Sergio Torquato, an IEA researcher, states that the hiring practices of the sugar producers put enormous pressure on the workers. With the advance of mechanization, those jobs that remain are being filled by the bóias-frias (rural workers) judged to be the strongest. “The companies,” he concluded, “are increasingly picking younger people.” As a result, the worker has no choice: it is either pick up the pace of a crushing work tempo, or you lose your job and go hungry.

Workers protest

On May 4, close to 1,000 bóias-frias demonstrated in front of the Agrishow, the largest agricultural trade fair organized in the country. There were tense moments as Military Police were brought in to block part of the demonstration and prevent the workers from going into the event.
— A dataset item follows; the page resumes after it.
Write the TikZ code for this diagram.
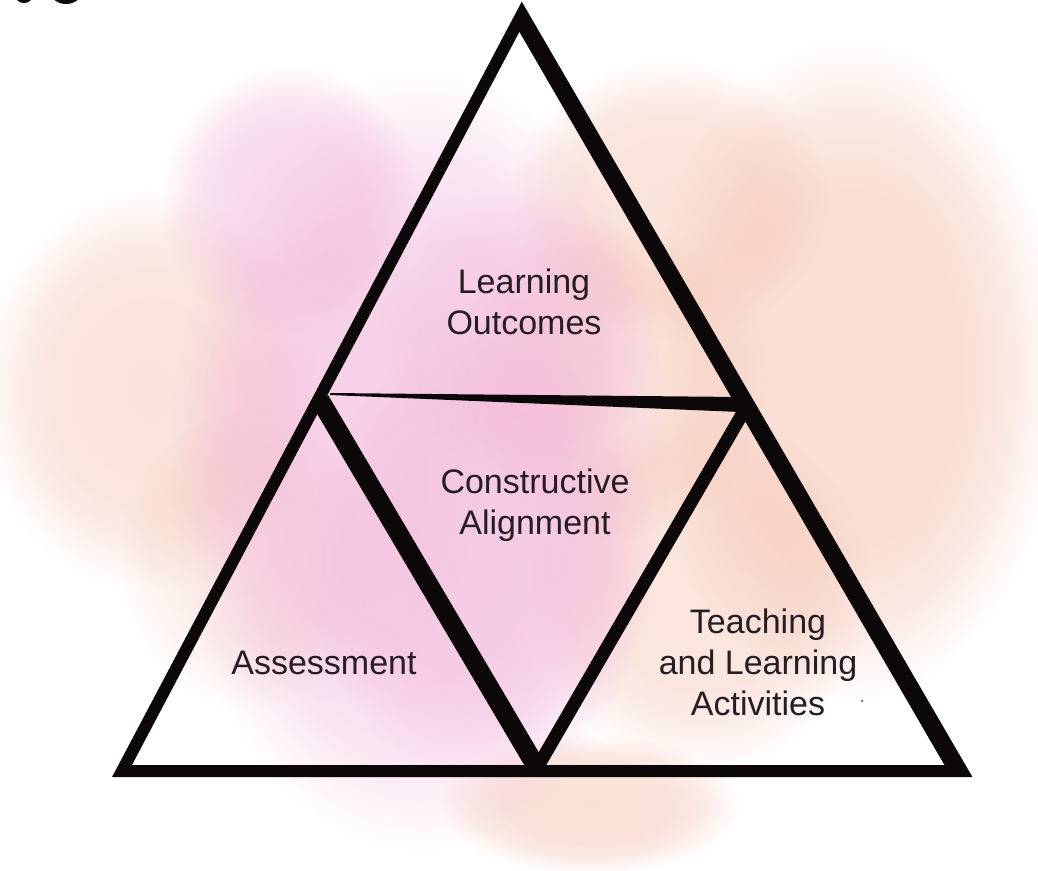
\documentclass[tikz,border=0pt]{standalone}
\usepackage{fontspec}
\setmainfont{Liberation Sans}
\usetikzlibrary{fadings}
\definecolor{pinkw}{RGB}{242,178,216}
\definecolor{peachw}{RGB}{245,190,170}
\definecolor{ink}{RGB}{12,8,10}
\definecolor{txt}{RGB}{38,28,36}
\pgfdeclareradialshading{softsh}{\pgfpointorigin}{color(0bp)=(white); color(14bp)=(black!5); color(19bp)=(black!35); color(25bp)=(black); color(50bp)=(black)}
\pgfdeclarefading{soft}{\pgfuseshading{softsh}}
\tikzset{
  wash/.style={path fading=soft, fill=#1},
  lbl/.style={font=\fontsize{34}{41}\selectfont, text=txt, align=center, inner sep=0pt},
  stroke/.style={draw=ink, line width=#1}
}
\begin{document}
\begin{tikzpicture}[x=1pt,y=-1pt]
\useasboundingbox (0,0) rectangle (1038,870);
\fill[white] (0,0) rectangle (1038,870);
\begin{scope}
\clip (0,0) rectangle (1038,870);
% watercolour washes
\fill[wash=peachw, fill opacity=0.42] (150,390) ellipse [x radius=170, y radius=200];
\fill[wash=peachw, fill opacity=0.25] (250,560) ellipse [x radius=130, y radius=150];
\fill[wash=peachw, fill opacity=0.5] (850,370) ellipse [x radius=210, y radius=330];
\fill[wash=peachw, fill opacity=0.4] (700,590) ellipse [x radius=170, y radius=180];
\fill[wash=peachw, fill opacity=0.45] (590,805) ellipse [x radius=150, y radius=70];
\fill[wash=peachw, fill opacity=0.42] (670,200) ellipse [x radius=160, y radius=140];
\fill[wash=peachw, fill opacity=0.38] (610,380) ellipse [x radius=160, y radius=160];
\fill[wash=pinkw, fill opacity=0.5] (420,460) ellipse [x radius=250, y radius=390];
\fill[wash=pinkw, fill opacity=0.45] (290,200) ellipse [x radius=130, y radius=135];
\fill[wash=pinkw, fill opacity=0.35] (480,560) ellipse [x radius=170, y radius=220];
\fill[wash=pinkw, fill opacity=0.3] (520,330) ellipse [x radius=140, y radius=140];
\fill[wash=pinkw, fill opacity=0.2] (330,460) ellipse [x radius=150, y radius=240];
% cropped glyph at the top left
\fill[ink] (24,-5) ellipse [x radius=9, y radius=8];
\fill[ink] (66,-9) ellipse [x radius=16, y radius=13];
\end{scope}
% triangle
\coordinate (A) at (522,14);
\coordinate (BL) at (122,771);
\coordinate (BR) at (962,771);
\coordinate (L) at (320,400);
\coordinate (R) at (748,404);
\coordinate (M) at (537,768);
\draw[stroke=12, line join=miter] (A) -- (BL) -- (BR) -- cycle;
\fill[ink] (523,26) -- (957,766) -- (945,766) -- (516,26) -- cycle;
\draw[stroke=19] (L) -- (M);
\draw[stroke=13] (R) -- (M);
\fill[ink] (330,393) -- (740,397) -- (750,398) -- (750,412) -- (740,412) -- (330,395) -- cycle;
\fill[gray] (862,701) circle (1.5);
% labels
\node[lbl] (lo) at (524,302) {Learning\\Outcomes};
\node[lbl] (ca) at (535,505) {Constructive\\Alignment};
\node[lbl] (as) at (324,663) {Assessment};
\node[lbl] (tla) at (758,662) {Teaching\\and Learning\\Activities};
\end{tikzpicture}
\end{document}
The protest, organized by Feraesp (Federation of Rural Employees of the State of São Paulo), with the support of the MST (Landless Workers Movement) and of the local rural unions in the cane-growing region of São Paulo, marked the initiation of a campaign for wage increases for these workers. Among their demands are a 30-hour week—at present it is 44 hours—raising the monthly base salary from the current 450 reais (approximately US$225) to 1,620 reais (about US$810), an end to the demand that workers meet daily production quotas, better health protection, control of production by the workers themselves, an end to the use of labor contractors, free transport and food (“sufficient to guarantee the nutritional needs of the workers”).

Two worlds

The demonstration revealed the confrontation between two worlds: on the one side, the world of high technology, computerized agricultural machines, monitored via satellite exhibited at the show, and, on the other, the world of the podão (the machete-like tool used to cut cane by hand), the world of wage slavery in which the precarious conditions of labor have reduced the working life of the average cane cutter to below that of the slaves of the nineteenth century. This leads even to their deaths through overwork, as was the case with Juraci and others unable to survive the levels of exploitation demanded by agribusiness.

The insatiable hunger for profit of this first world, spurred on by the development of high technology, is responsible for the simultaneous destruction of both the human workforce and of nature.

Driven by the prospects of an ethanol profit boom, the capitalists and their political allies are determined to plant more cane and invest more in machinery, no matter what the impact on the environment or conditions of life for the working class.

Brazil’s ex-minister of agriculture and co-president of the Inter-American Commission on Ethanol, Roberto Rodrigues, delivered a recent speech in Ribeirão Preto, in the interior of the state of São Paulo, in which he argued that the work of the cane cutters should be eliminated and that they should be replaced by machines.

Admitting that “the work of the cane cutter is grueling,” he said that eliminating the workers’ jobs would resolve the problem of cane cutters falling dead from overwork. But in the Ribeirão Preto region alone, Brazil’s largest cane-producing area, there are close to 170,000 cane cutters. Where are these workers to go? Rodrigues proposes that the state create a program in which those areas of land that are least suited to mechanized production be shifted to the production of fruit, wood or even rubber.

To realize this plan, which he calls the “humanization of the cane sector,” he suggests that “the government of the state of São Paulo create a proposal for financing. That way we kill three birds with one stone: eliminating manual cutting, creating activities that provide income for the workers and the agricultural owners and reducing the concentration of monoculture.”

Nevertheless, there is one thing that the ex-minister fails to explain: how are 170,000 workers going to find employment in an area that consists of barely 10 percent of the land on which they are now working? In the end, the production of fruit, wood or rubber is not more labor-intensive than the cutting of sugar cane. It is obvious, therefore, that in this minuscule area there will not be room for everyone. In reality, the “humanization” proposed by Rodrigues has a less pretty name: mass unemployment.